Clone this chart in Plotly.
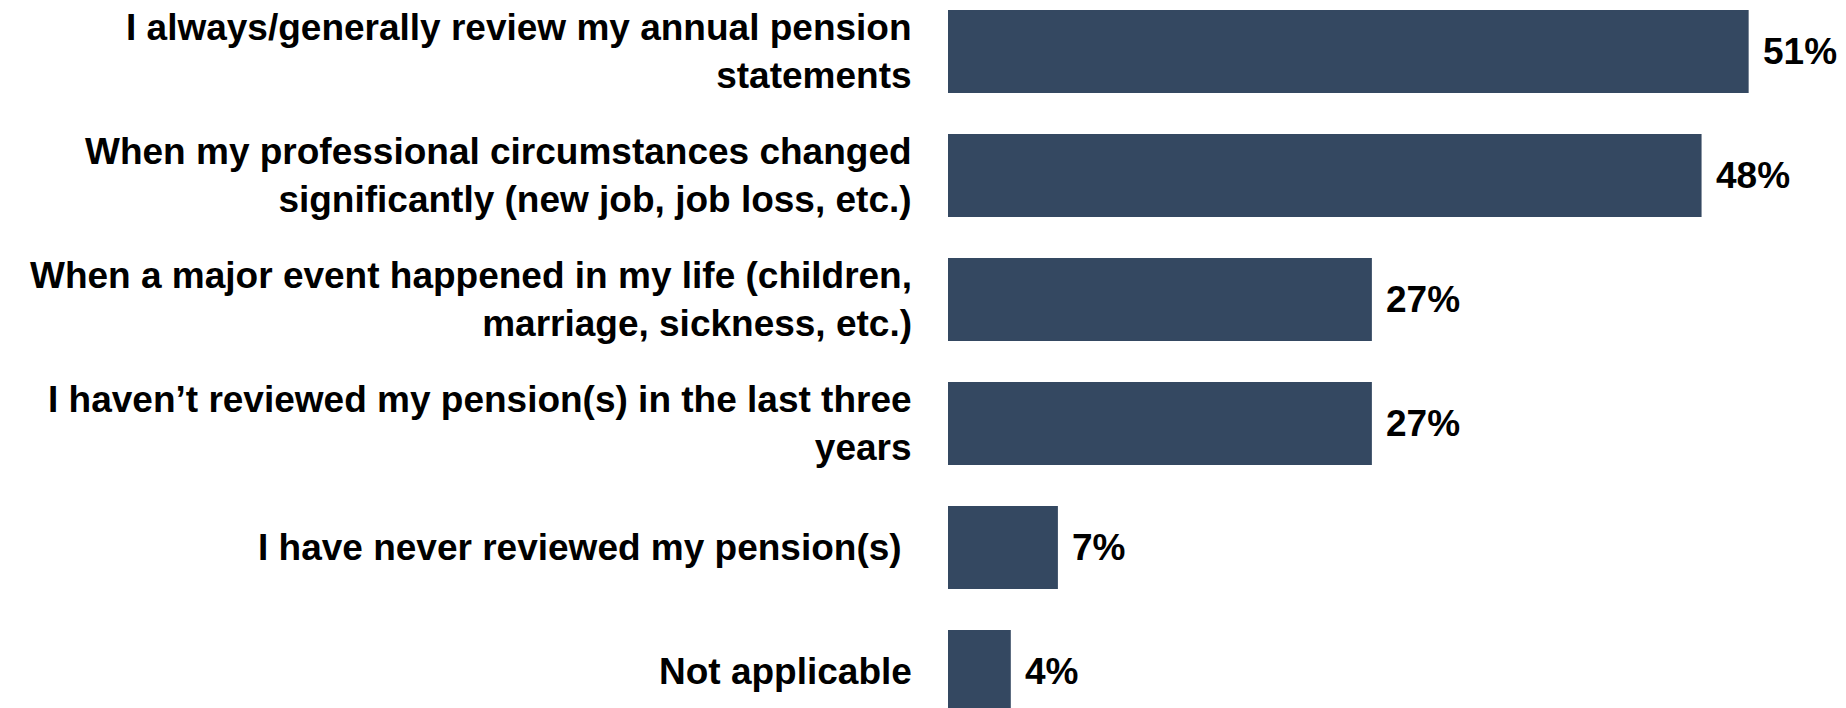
import plotly.graph_objects as go

# Survey: when respondents review their pension(s)
categories = [
    "I always/generally review my annual pension<br>statements",
    "When my professional circumstances changed<br>significantly (new job, job loss, etc.)",
    "When a major event happened in my life (children,<br>marriage, sickness, etc.)",
    "I haven\u2019t reviewed my pension(s) in the last three<br>years",
    "I have never reviewed my pension(s)\u00a0",
    "Not applicable",
]
values = [51, 48, 27, 27, 7, 4]
value_labels = ["51%", "48%", "27%", "27%", "7%", "4%"]

BAR_COLOR = "#344861"
FONT = dict(family="Liberation Sans, Arial, sans-serif", size=37, color="#000000", weight="bold")

fig = go.Figure(
    go.Bar(
        x=values,
        y=categories,
        orientation="h",
        marker=dict(color=BAR_COLOR, line=dict(width=0)),
        hoverinfo="skip",
    )
)

# Category labels to the left of the bars, right-aligned
for cat in categories:
    fig.add_annotation(
        x=-0.0379, xref="paper", y=cat, yref="y",
        text=cat, showarrow=False,
        xanchor="right", yanchor="middle", align="right",
        font=FONT,
    )

# Percentage labels just past the bar ends
for cat, v, lab in zip(categories, values, value_labels):
    fig.add_annotation(
        x=v, xref="x", y=cat, yref="y",
        text=lab, showarrow=False,
        xanchor="left", yanchor="middle", xshift=12,
        font=FONT,
    )

fig.update_layout(
    width=1846, height=708,
    margin=dict(l=948, r=0, t=0, b=0),
    paper_bgcolor="white", plot_bgcolor="white",
    bargap=0.33,
    showlegend=False,
    xaxis=dict(range=[0, 57.2], visible=False, fixedrange=True),
    yaxis=dict(
        type="category",
        categoryorder="array", categoryarray=categories,
        range=[5.294, -0.415],
        visible=False, fixedrange=True,
    ),
)

fig.write_html("out.html", config={"displayModeBar": False})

- Problem to work on -
Copy the data exactly. Any picture it contains is to be omitted.

- Reply -
Clone this chart in Plotly.
import plotly.graph_objects as go

# Survey: when respondents review their pension(s)
categories = [
    "I always/generally review my annual pension<br>statements",
    "When my professional circumstances changed<br>significantly (new job, job loss, etc.)",
    "When a major event happened in my life (children,<br>marriage, sickness, etc.)",
    "I haven\u2019t reviewed my pension(s) in the last three<br>years",
    "I have never reviewed my pension(s)\u00a0",
    "Not applicable",
]
values = [51, 48, 27, 27, 7, 4]
value_labels = ["51%", "48%", "27%", "27%", "7%", "4%"]

BAR_COLOR = "#344861"
FONT = dict(family="Liberation Sans, Arial, sans-serif", size=37, color="#000000", weight="bold")

fig = go.Figure(
    go.Bar(
        x=values,
        y=categories,
        orientation="h",
        marker=dict(color=BAR_COLOR, line=dict(width=0)),
        hoverinfo="skip",
    )
)

# Category labels to the left of the bars, right-aligned
for cat in categories:
    fig.add_annotation(
        x=-0.0379, xref="paper", y=cat, yref="y",
        text=cat, showarrow=False,
        xanchor="right", yanchor="middle", align="right",
        font=FONT,
    )

# Percentage labels just past the bar ends
for cat, v, lab in zip(categories, values, value_labels):
    fig.add_annotation(
        x=v, xref="x", y=cat, yref="y",
        text=lab, showarrow=False,
        xanchor="left", yanchor="middle", xshift=12,
        font=FONT,
    )

fig.update_layout(
    width=1846, height=708,
    margin=dict(l=948, r=0, t=0, b=0),
    paper_bgcolor="white", plot_bgcolor="white",
    bargap=0.33,
    showlegend=False,
    xaxis=dict(range=[0, 57.2], visible=False, fixedrange=True),
    yaxis=dict(
        type="category",
        categoryorder="array", categoryarray=categories,
        range=[5.294, -0.415],
        visible=False, fixedrange=True,
    ),
)

fig.write_html("out.html", config={"displayModeBar": False})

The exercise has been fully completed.